His own daughter, in Cuba after staying in Spain for years, wants nothing to do with him and he spends most of his days sitting on the rooftop of his building and drinking rum.
Juan views himself as the ultimate survivor who has successfully endured serving in Angola and various Communist purges. When a zombie invasion comes about, though, he hits upon the perfect moneymaking scheme: zombie killer.
Although the Cuban media is blaming the zombie attacks as the actions of dissidents and the United States, Juan doesn't really care about the origins, just what people are willing to pay him to dispatch their relatives who have turned into flesh-eaters.
The zombie attacks reunite him with his daughter and Juan and his crew realize they must escape the island before they are the only humans left standing.
Brugués' script is clever with veiled criticism of the Communist regime, while at the same time deftly mixing comedy with some gruesome zombie killing. There are some decent horrific moments, although none are so chilling as a scene in which an army of zombies is walking on the ocean floor toward Florida.
With solid production values, an atypical script and a fast pace, "Juan of the Dead" was no chore to watch. I'd add it to the list of the best zombie movies I've seen.
Hooo, boy! Here is a high concept for you: somehow Nazis managed to escape Germany in the final days of WWII and settled on the dark side of the moon. Decades later they are ready to invade the Earth.
Let that settle for a moment.
Finnish filmmaker Timo Vuorensola expects the audience just to accept the idea, as he doesn't explain any aspect of how a thriving Nazi colony on the moon could ever exist. That's because this action comedy is much more political satire than science fiction.
The Nazis are revealed when an American moon landing undertaken by President Sarah Palin to shore up her re-election bid happens upon the swastika-shaped base.
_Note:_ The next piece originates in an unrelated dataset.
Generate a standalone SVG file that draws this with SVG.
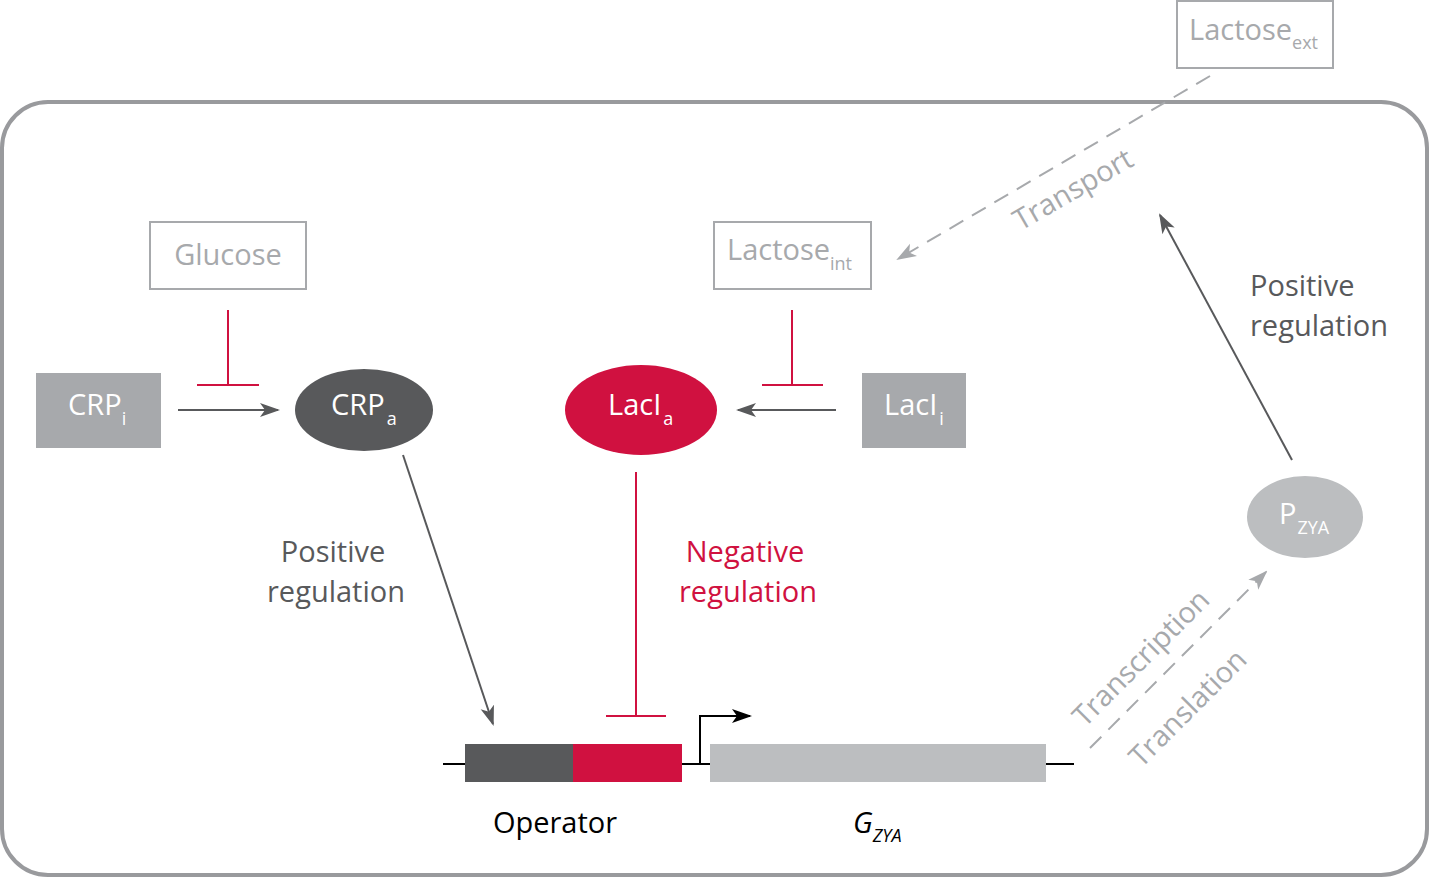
<svg xmlns="http://www.w3.org/2000/svg" width="1430" height="878" viewBox="0 0 1430 878">
<style>
text{font-family:"Open Sans","Noto Sans","Liberation Sans",sans-serif;}
.t30{font-size:29px;}
.sub{font-size:18px;}
.w{fill:#ffffff;}
.g{fill:#a7a9ac;}
.dk{fill:#58595b;}
.rd{fill:#d01140;}
.box{fill:#ffffff;stroke:#a7a9ac;stroke-width:2;}
.ln{stroke:#58595b;stroke-width:2;fill:none;}
.inh{stroke:#d01140;stroke-width:2;fill:none;}
.dash{stroke:#a7a9ac;stroke-width:2;fill:none;stroke-dasharray:16 10;}
</style>
<defs>
<marker id="ad" markerUnits="userSpaceOnUse" markerWidth="20" markerHeight="16" refX="18" refY="8" orient="auto">
<path d="M0,1 L20,8 L0,15 L5,8 z" fill="#58595b"/>
</marker>
<marker id="ag" markerUnits="userSpaceOnUse" markerWidth="20" markerHeight="16" refX="18" refY="8" orient="auto">
<path d="M0,1 L20,8 L0,15 L5,8 z" fill="#a7a9ac"/>
</marker>
<marker id="ab" markerUnits="userSpaceOnUse" markerWidth="20" markerHeight="16" refX="18" refY="8" orient="auto">
<path d="M0,1 L20,8 L0,15 L5,8 z" fill="#000000"/>
</marker>
</defs>

<g id="cell">
<rect x="2" y="102" width="1425" height="773" rx="46" ry="46" fill="none" stroke="#999a9d" stroke-width="4"/>
</g>

<g id="connectors">
<line class="ln" x1="178" y1="410" x2="278" y2="410" marker-end="url(#ad)"/>
<line class="ln" x1="836" y1="410" x2="738" y2="410" marker-end="url(#ad)"/>
<path class="inh" d="M228,310 V385 M197,385 H259"/>
<path class="inh" d="M792,310 V385 M762,385 H823"/>
<line class="ln" x1="403" y1="455" x2="493" y2="724" marker-end="url(#ad)"/>
<path class="inh" d="M636,472 V716 M606,716 H666"/>
<line class="ln" x1="1292" y1="460" x2="1160" y2="215" marker-end="url(#ad)"/>
<line class="dash" x1="1210" y1="76" x2="898" y2="259" marker-end="url(#ag)"/>
<line class="dash" x1="1090" y1="748" x2="1266" y2="572" marker-end="url(#ag)"/>
<path d="M700,764 V716 H750" fill="none" stroke="#000" stroke-width="2" marker-end="url(#ab)"/>
</g>

<g id="dna">
<line x1="443" y1="764" x2="1074" y2="764" stroke="#000" stroke-width="2"/>
<rect x="465" y="744" width="108" height="38" fill="#58595b"/>
<rect x="573" y="744" width="109" height="38" fill="#d01140"/>
<rect x="710" y="744" width="336" height="38" fill="#bcbec0"/>
<text x="555" y="833" class="t30" text-anchor="middle" fill="#000">Operator</text>
<text x="853" y="833" class="t30" font-style="italic" fill="#000">G<tspan class="sub" dy="9" font-style="italic">ZYA</tspan></text>
</g>

<g id="lactose-ext">
<rect class="box" x="1177" y="1" width="156" height="67"/>
<text x="1189" y="40" class="t30 g">Lactose<tspan class="sub" dy="9">ext</tspan></text>
</g>

<g id="glucose">
<rect class="box" x="150" y="222" width="156" height="67"/>
<text x="228" y="265" class="t30 g" text-anchor="middle">Glucose</text>
</g>

<g id="lactose-int">
<rect class="box" x="714" y="222" width="157" height="67"/>
<text x="727" y="260" class="t30 g">Lactose<tspan class="sub" dy="10">int</tspan></text>
</g>

<g id="crp-i">
<rect x="36" y="373" width="125" height="75" fill="#a7a9ac"/>
<text x="68" y="415" class="t30 w">CRP<tspan class="sub" dy="10">i</tspan></text>
</g>

<g id="crp-a">
<ellipse cx="364" cy="410" rx="69" ry="41" fill="#58595b"/>
<text x="331" y="415" class="t30 w">CRP<tspan class="sub" dx="2" dy="10">a</tspan></text>
</g>

<g id="laci-a">
<ellipse cx="641" cy="410" rx="76" ry="45" fill="#d01140"/>
<text x="608" y="415" class="t30 w">LacI<tspan class="sub" dx="2" dy="10">a</tspan></text>
</g>

<g id="laci-i">
<rect x="862" y="373" width="104" height="75" fill="#a7a9ac"/>
<text x="884" y="415" class="t30 w">LacI<tspan class="sub" dx="2" dy="10">i</tspan></text>
</g>

<g id="p-zya">
<ellipse cx="1305" cy="517" rx="58" ry="41" fill="#bcbec0"/>
<text x="1279" y="524" class="t30 w">P<tspan class="sub" dx="1" dy="10">ZYA</tspan></text>
</g>

<g id="labels">
<text x="333" y="562" class="t30 dk" text-anchor="middle">Positive</text>
<text x="336" y="602" class="t30 dk" text-anchor="middle">regulation</text>
<text x="745" y="562" class="t30 rd" text-anchor="middle">Negative</text>
<text x="748" y="602" class="t30 rd" text-anchor="middle">regulation</text>
<text x="1250" y="296" class="t30 dk">Positive</text>
<text x="1250" y="336" class="t30 dk">regulation</text>
<text class="t30 g" text-anchor="middle" transform="translate(1078,198) rotate(-30)">Transport</text>
<text class="t30 g" text-anchor="middle" transform="translate(1148,665) rotate(-45)">Transcription</text>
<text class="t30 g" text-anchor="middle" transform="translate(1195,715) rotate(-45)">Translation</text>
</g>
</svg>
One astronaut is killed, while the other a handsome African-American male model chosen for his looks is captured.
The discovery is enough to compel the Nazis to send a scout craft to Earth and that's where the real wackiness begins.
Part Mel Brooks sketch and part European view of American politics, "Iron Sky" may amuse you, may anger you, but it won't bore you.
The great German actor Udo Kier is the only name audiences here might recognize, but the cast really tries hard to sell this film. It looks great, by the way, with the Nazis operating spacecraft that depend upon gears and pulleys!
An odd film to say the least that adventuresome audiences might like.